Comment nourrir un régiment, Etienne Gendrin (Casterman)
La bonne bouffe est d’abord celle qu’on a aimé. Et Etienne Gendrin adorait celle de sa grand-mère, qui a appris à cuisiner large, avec ses neuf enfants, dont huit garçons. Un roman graphique et biographique très touchant, parsemé de souvenirs, de conversations et de recettes simples : mirabelles au sirop, tajine, ratatouille, gigot d’agneau, morue à l’aïoli… Le titre du livre se justifie pleinement.
Délices. Ma vie en cuisine, Lucy Knisley (Delcourt)
Jeune illustratrice new-yorkaise de 28 ans, Lucy Knisley est aussi fille de chef et de fin gastronome. Elle fusionne ses deux passions dans ce superbe roman graphique où, suprême curiosité, une Américaine crie son amour pour le » bien manger » et les plats de gourmet. Agneau mariné, pesto de maman, makis, carbonara et incontournables cookies : une plongée succulente dans l’assiette des bobos US.
Le gourmet solitaire, Kusumi et Jiro Taniguchi (Casterman)
Un homme se promène dans les rues de Tokyo. A chaque chapitre, correspond un quartier. Et dans chaque quartier, il s’arrête dans un restaurant pour goûter un plat… OEuvre contemplative comme seuls certains mangas peuvent se les permettre, ce Gourmet solitaire est une ode à la culture et à l’âme nipponne qui s’incarnent dans la gastronomie du pays. Un témoin du talent hors-norme du génial Taniguchi, aussi, dont le trait fin se fait ici presque organique : on a faim en le lisant !
En cuisine avec Alain Passard, Christophe Blain (Gallimard)
L’auteur de Isaac le Pirate ou de Quai d’Orsay a passé deux ans dans les cuisines du restaurant étoilé d’Alain Passard. Quelques recettes rythment le livre, qui se veut avant tout le témoignage de la passion ardente qu’un cuisinier se doit d’entretenir avec le produit. Si vous n’avez jamais été ému avec des petits pois, ce sera le cas ici. Un chef d’oeuvre dans son genre, absolument incontournable.
Les ignorants, Etienne Davodeau (Futuropolis)
Indispensable également, mais cette fois très vinicole : succès surprise de l’année 2013, Les ignorants raconte la rencontre entre deux passionnés et deux passions – le dessin et le vin.
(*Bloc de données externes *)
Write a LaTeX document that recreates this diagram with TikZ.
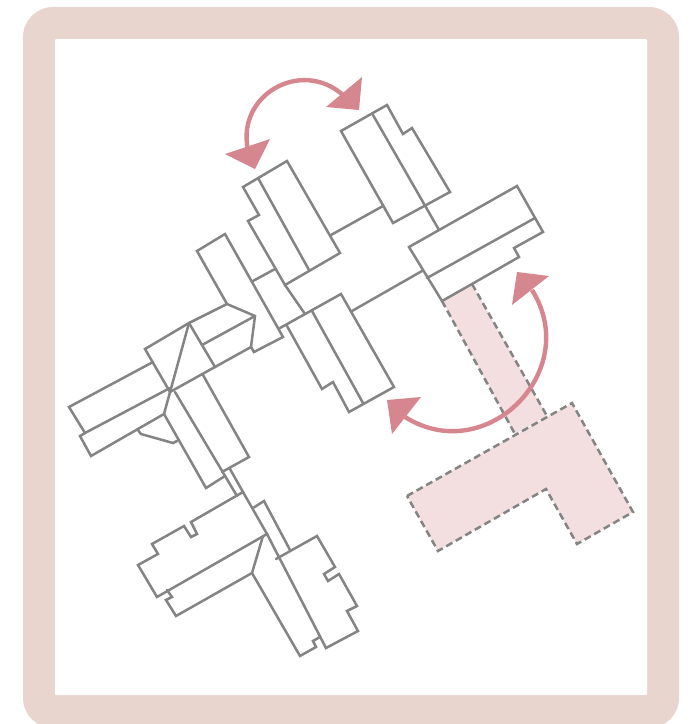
\documentclass[tikz,border=0pt]{standalone}
\usetikzlibrary{arrows.meta}
\definecolor{frameC}{HTML}{E8D5CE}
\definecolor{lineC}{HTML}{848484}
\definecolor{pinkC}{HTML}{F3DFDF}
\definecolor{arcC}{HTML}{D6868F}
\tikzset{
  wall/.style={draw=lineC,line width=2.5pt,line join=miter,line cap=round},
  dashedge/.style={draw=lineC,line width=2.5pt,dash pattern=on 7pt off 4pt},
  swing/.style={draw=arcC,line width=4.4pt},
  tipshape/.style={fill=arcC,draw=none}
}
\begin{document}
\begin{tikzpicture}[x=1pt,y=-1pt]
\useasboundingbox (0,0) rectangle (691,724);
\fill[white] (0,0) rectangle (691,724);
\begin{scope}
\clip (0,0) rectangle (691,724);
\fill[frameC,rounded corners=30pt] (23,7) rectangle (679,728);
\end{scope}
\fill[white,rounded corners=1pt] (55,39) rectangle (647,695);
% proposed extension
\fill[pinkC] (442,301) -- (472,284) -- (547,416) -- (515,434) -- cycle;
\fill[pinkC] (572,403) -- (633,512) -- (577,544) -- (546,489) -- (438,551) -- (407,496) -- cycle;
\draw[dashedge] (442,301) -- (515,434);
\draw[dashedge] (472,284) -- (547,416);
\draw[dashedge] (407,496) -- (572,403) -- (633,512) -- (577,544) -- (546,489) -- (438,551) -- cycle;
% arcs
\draw[swing] (343,95) .. controls (301,58) and (236,95) .. (248,150);
\fill[tipshape] (362,77) -- (326,107) -- (359,110) -- cycle;
\fill[tipshape] (270,139) -- (225,154) -- (255,169) -- cycle;
\draw[swing] (532,290) .. controls (583,371) and (486,468) .. (405,417);
\fill[tipshape] (549,276) -- (517,272) -- (512,305) -- cycle;
\fill[tipshape] (421,397) -- (387,400) -- (392,434) -- cycle;
% upper right building
\draw[wall] (341,131) -- (387,105) -- (403,134) -- (412,128) -- (450,192) -- (393,223) -- cycle;
\draw[wall] (373,115) -- (439,230);
% upper block
\draw[wall] (243,187) -- (287,161) -- (340,253) -- (285,285) -- (248,221) -- (259,215) -- cycle;
\draw[wall] (258,178) -- (309,270);
\draw[wall] (331,235) -- (383,206);
\draw[wall] (253,281) -- (275,269);
% north-west wing
\draw[wall] (227,304) -- (197,251) -- (225,234) -- (283,337) -- (254,352) -- (251,347) -- (215,367);
\draw[wall] (189,323) -- (227,304) -- (255,316) -- (251,347);
\draw[wall] (255,316) -- (202,345);
% tower
\draw[wall] (145,349) -- (189,323) -- (215,367) -- (170,392) -- cycle;
\draw[wall] (189,323) -- (164,414);
% west wing
\draw[wall] (153,362) -- (69,407) -- (85,433) -- (170,388);
\draw[wall] (85,433) -- (80,436) -- (91,456) -- (164,414);
\draw[wall] (138,430) -- (141,434) -- (173,443) -- (177,441);
% south wing
\draw[wall] (203,375) -- (249,457) -- (222,472);
\draw[wall] (175,392) -- (237,496);
\draw[wall] (164,414) -- (206,488) -- (225,476);
\draw[wall] (230,469) -- (243,492);
% central link
\draw[wall] (285,285) -- (305,314);
\draw[wall] (280,328) -- (341,294) -- (394,387) -- (349,412) -- (333,382) -- (322,389) -- (287,326);
\draw[wall] (312,311) -- (363,403);
\draw[wall] (352,311) -- (422,271);
% east block
\draw[wall] (409,247) -- (517,186) -- (543,232) -- (514,248) -- (519,257) -- (472,284) -- (442,301) -- cycle;
\draw[wall] (427,278) -- (535,218);
% lower block
\draw[wall] (243,492) -- (267,534) -- (157,597) -- (138,565) -- (158,554) -- (152,544) -- (184,526) -- (191,537) -- (197,534) -- (191,522) -- cycle;
\draw[wall] (267,534) -- (326,648) -- (358,631) -- (347,611) -- (357,606) -- (339,574) -- (328,581) -- (324,574) -- (335,567) -- (317,536) -- (276,559);
\draw[wall] (290,550) -- (264,501) -- (253,508);
\draw[wall] (167,590) -- (172,597) -- (166,600) -- (176,616) -- (252,573) -- (263,536);
\draw[wall] (252,573) -- (300,656) -- (316,647) -- (313,641) -- (320,637);
\end{tikzpicture}
\end{document}
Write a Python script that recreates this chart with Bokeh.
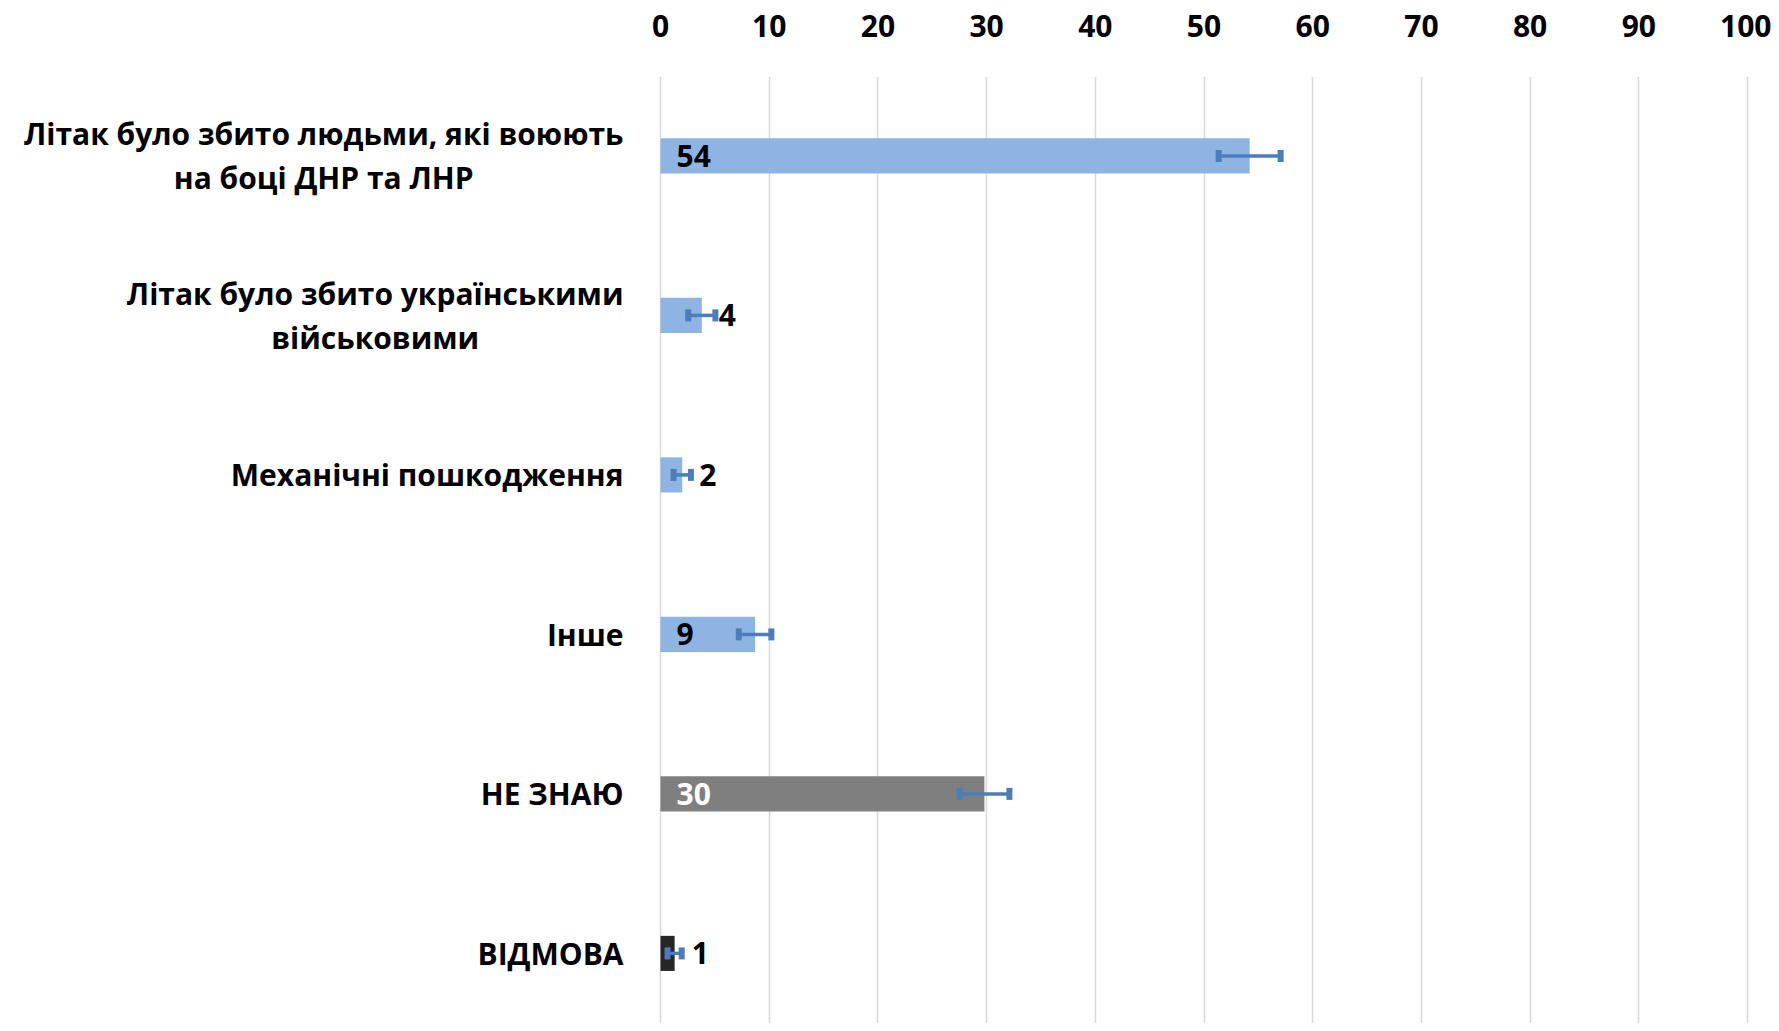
import subprocess
from bokeh.plotting import figure
from bokeh.models import (ColumnDataSource, Range1d, FixedTicker, Whisker,
                          TeeHead)
from bokeh.core.properties import value
from bokeh.embed import file_html
from bokeh.resources import INLINE

# ---- data ----
categories = [
    ["Літак було збито людьми, які воюють", "на боці ДНР та ЛНР"],
    ["Літак було збито українськими", "військовими"],
    ["Механічні пошкодження"],
    ["Інше"],
    ["НЕ ЗНАЮ"],
    ["ВІДМОВА"],
]
values = [54.2, 3.8, 2.0, 8.7, 29.8, 1.3]
errors = [2.85, 1.25, 0.8, 1.5, 2.3, 0.65]
label_texts = ["54", "4", "2", "9", "30", "1"]
label_inside = [True, False, False, True, True, False]
bar_colors = ["#8EB4E3", "#8EB4E3", "#8EB4E3", "#8EB4E3", "#7F7F7F", "#262626"]
label_colors = ["#000000", "#000000", "#000000", "#000000", "#FFFFFF", "#000000"]
x_ticks = [0, 10, 20, 30, 40, 50, 60, 70, 80, 90, 100]

FONT = "Open Sans"
FS = 30

# layout (pixels)
W, H = 1771, 1023
LEFT_PX = 660          # where x=0 sits
PLOT_PX = 1087         # pixels from 0 to 100
TOP = 76
BAND = 159.5
FIRST_CENTER = 155.4


def make_measure():
    try:
        from PIL import ImageFont
        path = subprocess.run(["fc-match", "-f", "%{file}", "Open Sans:bold"],
                              capture_output=True, text=True).stdout.strip()
        f = ImageFont.truetype(path, FS)
        bold_ok = "Bold" in path
        try:
            axes = f.get_variation_axes()
            vals = []
            for a in axes:
                nm = a.get("name", b"")
                nm = nm.decode() if isinstance(nm, bytes) else str(nm)
                if nm.lower().startswith("weight"):
                    vals.append(700)
                else:
                    vals.append(a.get("default", 100))
            f.set_variation_by_axes(vals)
            bold_ok = True
        except Exception:
            pass
        scale = 1.0 if bold_ok else 1.09
        return lambda s: f.getlength(s) * scale
    except Exception:
        return lambda s: 0.6 * FS * len(s)


measure = make_measure()

k = PLOT_PX / 100.0
x_start = -LEFT_PX / k
x_end = 100 + (W - LEFT_PX - PLOT_PX) / k
y_top = (TOP - FIRST_CENTER) / BAND
y_bottom = (H - FIRST_CENTER) / BAND

ys = list(range(len(values)))
src = ColumnDataSource(dict(
    y=ys, v=values, color=bar_colors,
    lo=[v - e for v, e in zip(values, errors)],
    hi=[v + e for v, e in zip(values, errors)],
))

p = figure(width=W, height=H, output_backend="svg", toolbar_location=None,
           x_range=Range1d(x_start, x_end), y_range=Range1d(y_bottom, y_top),
           x_axis_location="above", y_axis_location=None,
           min_border_left=0, min_border_right=0, min_border_top=TOP,
           min_border_bottom=0)
p.outline_line_color = None
p.background_fill_color = "white"
p.border_fill_color = "white"

# axis & grid
ax = p.xaxis[0]
ax.ticker = FixedTicker(ticks=x_ticks)
ax.axis_line_color = None
ax.major_tick_line_color = None
ax.minor_tick_line_color = None
ax.major_label_standoff = 34
ax.major_label_text_font = FONT
ax.major_label_text_font_style = "bold"
ax.major_label_text_font_size = f"{FS}px"
ax.major_label_text_color = "#000000"
p.xgrid.ticker = FixedTicker(ticks=x_ticks)
p.xgrid.grid_line_color = "#D9D9D9"
p.xgrid.grid_line_width = 1.5
p.ygrid.visible = False

p.hbar(y="y", right="v", left=0, height=0.22, fill_color="color",
       line_color=None, source=src)

cap_color = "#4A7EBB"
w = Whisker(source=src, base="y", lower="lo", upper="hi", dimension="width",
            line_color=cap_color, line_width=3.5, level="annotation",
            upper_head=TeeHead(size=12, line_color=cap_color, line_width=6),
            lower_head=TeeHead(size=12, line_color=cap_color, line_width=6))
p.add_layout(w)

# value labels
lab_src = ColumnDataSource(dict(
    x=[0 if ins else v for v, ins in zip(values, label_inside)],
    y=ys, text=label_texts, color=label_colors,
    xo=[16 if ins else 17 for ins in label_inside],
))
p.text(x="x", y="y", text="text", x_offset="xo", text_color="color",
       source=lab_src, text_font=value(FONT), text_font_style="bold",
       text_font_size=f"{FS}px", text_align="left", text_baseline="middle",
       level="overlay")

# category labels: centered block, right edge 37px left of x=0
gap = 37
line_step = 44
cx, cy, cxo, cyo, ct = [], [], [], [], []
for i, lines in enumerate(categories):
    bw = max(measure(s) for s in lines)
    n = len(lines)
    for j, s in enumerate(lines):
        cx.append(0)
        cy.append(i)
        cxo.append(-(gap + bw / 2))
        cyo.append((j - (n - 1) / 2) * line_step)
        ct.append(s)
cat_src = ColumnDataSource(dict(x=cx, y=cy, xo=cxo, yo=cyo, text=ct))
p.text(x="x", y="y", x_offset="xo", y_offset="yo", text="text",
       source=cat_src, text_font=value(FONT), text_font_style="bold",
       text_font_size=f"{FS}px", text_align="center", text_baseline="middle",
       text_color="#000000")

open("out.html", "w").write(file_html(p, INLINE))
Notons d’ailleurs que le vin pourrait à lui seul faire l’objet d’une saga de BD : les Français, fidèles à eux-mêmes, multiplient les albums qui lui sont consacrés, de Robert Parker au récent Premières vendanges (Delcourt), une jolie chronique au coeur des vignes où, une fois encore, il est autant question d’aventures humaines que de plaisirs gustatifs.